→ Provided data
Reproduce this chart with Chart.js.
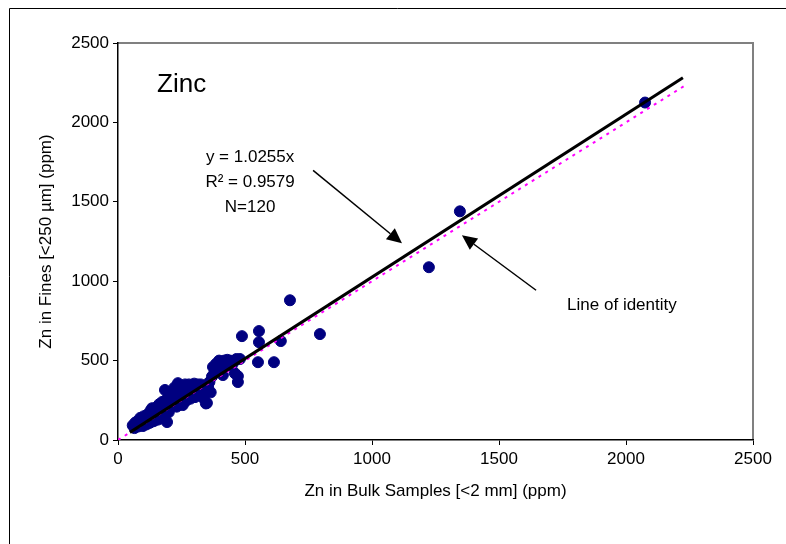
<!DOCTYPE html>
<html>
<head>
<meta charset="utf-8">
<script src="https://cdn.jsdelivr.net/npm/chart.js@4.4.1/dist/chart.umd.min.js"></script>
<style>
  html, body { margin: 0; padding: 0; background: #fff; }
</style>
</head>
<body>
<canvas id="zinc-chart" width="786" height="544"></canvas>
<script>
// Zn in bulk samples (x) vs Zn in fines (y), ppm
var bulkZn = [58, 65, 68, 72, 78, 80, 85, 88, 92, 95, 98, 102, 105, 108, 112, 115, 118, 122, 125, 128,
  132, 134, 138, 140, 144, 148, 150, 153, 156, 160, 162, 165, 168, 170, 174, 176, 180, 183, 185, 188,
  190, 193, 195, 198, 200, 203, 206, 208, 211, 214, 216, 219, 222, 225, 228, 231, 234, 236, 238, 241,
  244, 246, 249, 252, 255, 258, 261, 264, 267, 270, 273, 276, 279, 282, 285, 288, 291, 294, 297, 300,
  303, 306, 310, 314, 318, 322, 326, 330, 334, 338, 342, 346, 350, 355, 360, 365, 370, 374, 380, 386,
  392, 398, 404, 410, 413, 418, 424, 430, 436, 442, 448, 455, 460, 466, 472, 472,
  480, 488, 551, 555, 555, 614, 641, 677, 795, 1224, 1346, 2075];
var finesZn = [92, 75, 110, 95, 120, 85, 105, 140, 100, 125, 88, 150, 115, 135, 98, 160, 125, 145, 108, 185,
  130, 200, 155, 118, 170, 140, 205, 160, 128, 185, 225, 150, 200, 135, 240, 175, 210, 160, 315, 250,
  190, 113, 225, 270, 175, 240, 290, 205, 260, 305, 225, 280, 330, 245, 300, 210, 265, 358, 320, 235,
  285, 340, 255, 300, 220, 330, 275, 350, 245, 305, 330, 270, 350, 290, 260, 320, 345, 280, 300, 355,
  270, 330, 300, 350, 280, 325, 350, 295, 340, 260, 310, 230, 233, 330, 365, 300, 400, 460, 430, 480,
  450, 500, 470, 490, 409, 500, 460, 505, 480, 500, 470, 490, 420, 510, 402, 365,
  510, 654, 490, 686, 616, 490, 623, 880, 667, 1088, 1440, 2125];

// regression line y = 1.0255x and line of identity (end points)
var fitX = [47, 2224];
var fitY = [48, 2281];
var identityX = [0, 2236];
var identityY = [0, 2236];

var axisMin = 0;
var axisMax = 2500;
var axisStep = 500;

var FONT = "'Liberation Sans', Arial, sans-serif";

function toPoints(xs, ys) {
  return xs.map(function (x, i) { return { x: x, y: ys[i] }; });
}

// text and arrows placed in data units
var labelLines = ['y = 1.0255x', 'R\u00B2 = 0.9579', 'N=120'];
var labelAt = { x: 520, y: 1780 };
var arrowFit = { from: { x: 768, y: 1698 }, to: { x: 1118, y: 1239 } };
var arrowIdentity = { from: { x: 1646, y: 943 }, to: { x: 1354, y: 1289 } };

function drawArrow(ctx, x1, y1, x2, y2) {
  var ang = Math.atan2(y2 - y1, x2 - x1);
  var len = 15, half = 7;
  var bx = x2 - len * Math.cos(ang), by = y2 - len * Math.sin(ang);
  ctx.beginPath();
  ctx.moveTo(x1, y1);
  ctx.lineTo(bx, by);
  ctx.stroke();
  ctx.beginPath();
  ctx.moveTo(x2, y2);
  ctx.lineTo(bx + half * Math.sin(ang), by - half * Math.cos(ang));
  ctx.lineTo(bx - half * Math.sin(ang), by + half * Math.cos(ang));
  ctx.closePath();
  ctx.fill();
}

var decorations = {
  id: 'decorations',
  beforeDraw: function (chart) {
    var ctx = chart.ctx, a = chart.chartArea;
    ctx.save();
    // outer frame
    ctx.strokeStyle = '#000';
    ctx.lineWidth = 1;
    ctx.beginPath();
    ctx.moveTo(9.5, 544);
    ctx.lineTo(9.5, 8.5);
    ctx.lineTo(786, 8.5);
    ctx.stroke();
    // plot border top and right
    ctx.strokeStyle = '#808080';
    ctx.lineWidth = 2;
    ctx.beginPath();
    ctx.moveTo(a.left, a.top);
    ctx.lineTo(a.right, a.top);
    ctx.lineTo(a.right, a.bottom);
    ctx.stroke();
    ctx.restore();
  },
  afterDatasetsDraw: function (chart) {
    var ctx = chart.ctx, xs = chart.scales.x, ys = chart.scales.y;
    ctx.save();
    ctx.fillStyle = '#000';
    ctx.textBaseline = 'middle';

    ctx.font = '26px ' + FONT;
    ctx.textAlign = 'left';
    ctx.fillText('Zinc', xs.getPixelForValue(154), ys.getPixelForValue(2239));

    ctx.font = '17px ' + FONT;
    ctx.textAlign = 'center';
    var cx = xs.getPixelForValue(labelAt.x), cy = ys.getPixelForValue(labelAt.y);
    labelLines.forEach(function (t, i) { ctx.fillText(t, cx, cy + i * 25); });

    ctx.fillText('Line of identity', xs.getPixelForValue(1984), ys.getPixelForValue(849));

    ctx.strokeStyle = '#000';
    ctx.lineWidth = 1.5;
    [arrowFit, arrowIdentity].forEach(function (ar) {
      drawArrow(ctx,
        xs.getPixelForValue(ar.from.x), ys.getPixelForValue(ar.from.y),
        xs.getPixelForValue(ar.to.x), ys.getPixelForValue(ar.to.y));
    });
    ctx.restore();
  }
};

var ctx = document.getElementById('zinc-chart');

var chartData = {
  datasets: [{
    label: 'Fit',
    data: toPoints(fitX, fitY),
    showLine: true,
    borderColor: '#000',
    borderWidth: 3,
    pointRadius: 0,
    order: 1
  }, {
    label: 'Line of identity',
    data: toPoints(identityX, identityY),
    showLine: true,
    borderColor: '#ff00ff',
    borderWidth: 2,
    borderDash: [3, 5],
    pointRadius: 0,
    order: 2
  }, {
    label: 'Zn',
    data: toPoints(bulkZn, finesZn),
    backgroundColor: '#000080',
    borderColor: '#000080',
    pointRadius: 5.5,
    order: 3
  }]
};

var plainTick = function (v) { return String(v); };

var chartOptions = {
  responsive: false,
  animation: false,
  layout: { padding: { left: 36, top: 43, right: 33, bottom: 42 } },
  plugins: { legend: { display: false }, tooltip: { enabled: false } },
  scales: {
    x: {
      type: 'linear',
      min: axisMin, max: axisMax,
      afterFit: function (s) { s.height = 62; },
      ticks: { stepSize: axisStep, color: '#000', font: { family: FONT, size: 17 }, padding: 4, callback: plainTick },
      grid: { drawOnChartArea: false, drawTicks: true, tickLength: 5, color: '#000' },
      border: { display: true, color: '#000', width: 1.5 },
      title: { display: true, text: 'Zn in Bulk Samples [<2 mm] (ppm)', color: '#000',
        font: { family: FONT, size: 17 }, padding: 0 }
    },
    y: {
      type: 'linear',
      min: axisMin, max: axisMax,
      afterFit: function (s) { s.width = 82; },
      ticks: { stepSize: axisStep, color: '#000', font: { family: FONT, size: 17 }, padding: 4, callback: plainTick },
      grid: { drawOnChartArea: false, drawTicks: true, tickLength: 5, color: '#000' },
      border: { display: true, color: '#000', width: 1.5 },
      title: { display: true, text: 'Zn in Fines [<250 \u00B5m] (ppm)', color: '#000',
        font: { family: FONT, size: 17 }, padding: 0 }
    }
  }
};

var zincChart = new Chart(ctx, {
  type: 'scatter',
  data: chartData,
  options: chartOptions,
  plugins: [decorations]
});
</script>
</body>
</html>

→ To be done
Extract every line of the data exactly; pictures stay out.

→ Answer to the exercise
Reproduce this chart with Chart.js.
<!DOCTYPE html>
<html>
<head>
<meta charset="utf-8">
<script src="https://cdn.jsdelivr.net/npm/chart.js@4.4.1/dist/chart.umd.min.js"></script>
<style>
  html, body { margin: 0; padding: 0; background: #fff; }
</style>
</head>
<body>
<canvas id="zinc-chart" width="786" height="544"></canvas>
<script>
// Zn in bulk samples (x) vs Zn in fines (y), ppm
var bulkZn = [58, 65, 68, 72, 78, 80, 85, 88, 92, 95, 98, 102, 105, 108, 112, 115, 118, 122, 125, 128,
  132, 134, 138, 140, 144, 148, 150, 153, 156, 160, 162, 165, 168, 170, 174, 176, 180, 183, 185, 188,
  190, 193, 195, 198, 200, 203, 206, 208, 211, 214, 216, 219, 222, 225, 228, 231, 234, 236, 238, 241,
  244, 246, 249, 252, 255, 258, 261, 264, 267, 270, 273, 276, 279, 282, 285, 288, 291, 294, 297, 300,
  303, 306, 310, 314, 318, 322, 326, 330, 334, 338, 342, 346, 350, 355, 360, 365, 370, 374, 380, 386,
  392, 398, 404, 410, 413, 418, 424, 430, 436, 442, 448, 455, 460, 466, 472, 472,
  480, 488, 551, 555, 555, 614, 641, 677, 795, 1224, 1346, 2075];
var finesZn = [92, 75, 110, 95, 120, 85, 105, 140, 100, 125, 88, 150, 115, 135, 98, 160, 125, 145, 108, 185,
  130, 200, 155, 118, 170, 140, 205, 160, 128, 185, 225, 150, 200, 135, 240, 175, 210, 160, 315, 250,
  190, 113, 225, 270, 175, 240, 290, 205, 260, 305, 225, 280, 330, 245, 300, 210, 265, 358, 320, 235,
  285, 340, 255, 300, 220, 330, 275, 350, 245, 305, 330, 270, 350, 290, 260, 320, 345, 280, 300, 355,
  270, 330, 300, 350, 280, 325, 350, 295, 340, 260, 310, 230, 233, 330, 365, 300, 400, 460, 430, 480,
  450, 500, 470, 490, 409, 500, 460, 505, 480, 500, 470, 490, 420, 510, 402, 365,
  510, 654, 490, 686, 616, 490, 623, 880, 667, 1088, 1440, 2125];

// regression line y = 1.0255x and line of identity (end points)
var fitX = [47, 2224];
var fitY = [48, 2281];
var identityX = [0, 2236];
var identityY = [0, 2236];

var axisMin = 0;
var axisMax = 2500;
var axisStep = 500;

var FONT = "'Liberation Sans', Arial, sans-serif";

function toPoints(xs, ys) {
  return xs.map(function (x, i) { return { x: x, y: ys[i] }; });
}

// text and arrows placed in data units
var labelLines = ['y = 1.0255x', 'R\u00B2 = 0.9579', 'N=120'];
var labelAt = { x: 520, y: 1780 };
var arrowFit = { from: { x: 768, y: 1698 }, to: { x: 1118, y: 1239 } };
var arrowIdentity = { from: { x: 1646, y: 943 }, to: { x: 1354, y: 1289 } };

function drawArrow(ctx, x1, y1, x2, y2) {
  var ang = Math.atan2(y2 - y1, x2 - x1);
  var len = 15, half = 7;
  var bx = x2 - len * Math.cos(ang), by = y2 - len * Math.sin(ang);
  ctx.beginPath();
  ctx.moveTo(x1, y1);
  ctx.lineTo(bx, by);
  ctx.stroke();
  ctx.beginPath();
  ctx.moveTo(x2, y2);
  ctx.lineTo(bx + half * Math.sin(ang), by - half * Math.cos(ang));
  ctx.lineTo(bx - half * Math.sin(ang), by + half * Math.cos(ang));
  ctx.closePath();
  ctx.fill();
}

var decorations = {
  id: 'decorations',
  beforeDraw: function (chart) {
    var ctx = chart.ctx, a = chart.chartArea;
    ctx.save();
    // outer frame
    ctx.strokeStyle = '#000';
    ctx.lineWidth = 1;
    ctx.beginPath();
    ctx.moveTo(9.5, 544);
    ctx.lineTo(9.5, 8.5);
    ctx.lineTo(786, 8.5);
    ctx.stroke();
    // plot border top and right
    ctx.strokeStyle = '#808080';
    ctx.lineWidth = 2;
    ctx.beginPath();
    ctx.moveTo(a.left, a.top);
    ctx.lineTo(a.right, a.top);
    ctx.lineTo(a.right, a.bottom);
    ctx.stroke();
    ctx.restore();
  },
  afterDatasetsDraw: function (chart) {
    var ctx = chart.ctx, xs = chart.scales.x, ys = chart.scales.y;
    ctx.save();
    ctx.fillStyle = '#000';
    ctx.textBaseline = 'middle';

    ctx.font = '26px ' + FONT;
    ctx.textAlign = 'left';
    ctx.fillText('Zinc', xs.getPixelForValue(154), ys.getPixelForValue(2239));

    ctx.font = '17px ' + FONT;
    ctx.textAlign = 'center';
    var cx = xs.getPixelForValue(labelAt.x), cy = ys.getPixelForValue(labelAt.y);
    labelLines.forEach(function (t, i) { ctx.fillText(t, cx, cy + i * 25); });

    ctx.fillText('Line of identity', xs.getPixelForValue(1984), ys.getPixelForValue(849));

    ctx.strokeStyle = '#000';
    ctx.lineWidth = 1.5;
    [arrowFit, arrowIdentity].forEach(function (ar) {
      drawArrow(ctx,
        xs.getPixelForValue(ar.from.x), ys.getPixelForValue(ar.from.y),
        xs.getPixelForValue(ar.to.x), ys.getPixelForValue(ar.to.y));
    });
    ctx.restore();
  }
};

var ctx = document.getElementById('zinc-chart');

var chartData = {
  datasets: [{
    label: 'Fit',
    data: toPoints(fitX, fitY),
    showLine: true,
    borderColor: '#000',
    borderWidth: 3,
    pointRadius: 0,
    order: 1
  }, {
    label: 'Line of identity',
    data: toPoints(identityX, identityY),
    showLine: true,
    borderColor: '#ff00ff',
    borderWidth: 2,
    borderDash: [3, 5],
    pointRadius: 0,
    order: 2
  }, {
    label: 'Zn',
    data: toPoints(bulkZn, finesZn),
    backgroundColor: '#000080',
    borderColor: '#000080',
    pointRadius: 5.5,
    order: 3
  }]
};

var plainTick = function (v) { return String(v); };

var chartOptions = {
  responsive: false,
  animation: false,
  layout: { padding: { left: 36, top: 43, right: 33, bottom: 42 } },
  plugins: { legend: { display: false }, tooltip: { enabled: false } },
  scales: {
    x: {
      type: 'linear',
      min: axisMin, max: axisMax,
      afterFit: function (s) { s.height = 62; },
      ticks: { stepSize: axisStep, color: '#000', font: { family: FONT, size: 17 }, padding: 4, callback: plainTick },
      grid: { drawOnChartArea: false, drawTicks: true, tickLength: 5, color: '#000' },
      border: { display: true, color: '#000', width: 1.5 },
      title: { display: true, text: 'Zn in Bulk Samples [<2 mm] (ppm)', color: '#000',
        font: { family: FONT, size: 17 }, padding: 0 }
    },
    y: {
      type: 'linear',
      min: axisMin, max: axisMax,
      afterFit: function (s) { s.width = 82; },
      ticks: { stepSize: axisStep, color: '#000', font: { family: FONT, size: 17 }, padding: 4, callback: plainTick },
      grid: { drawOnChartArea: false, drawTicks: true, tickLength: 5, color: '#000' },
      border: { display: true, color: '#000', width: 1.5 },
      title: { display: true, text: 'Zn in Fines [<250 \u00B5m] (ppm)', color: '#000',
        font: { family: FONT, size: 17 }, padding: 0 }
    }
  }
};

var zincChart = new Chart(ctx, {
  type: 'scatter',
  data: chartData,
  options: chartOptions,
  plugins: [decorations]
});
</script>
</body>
</html>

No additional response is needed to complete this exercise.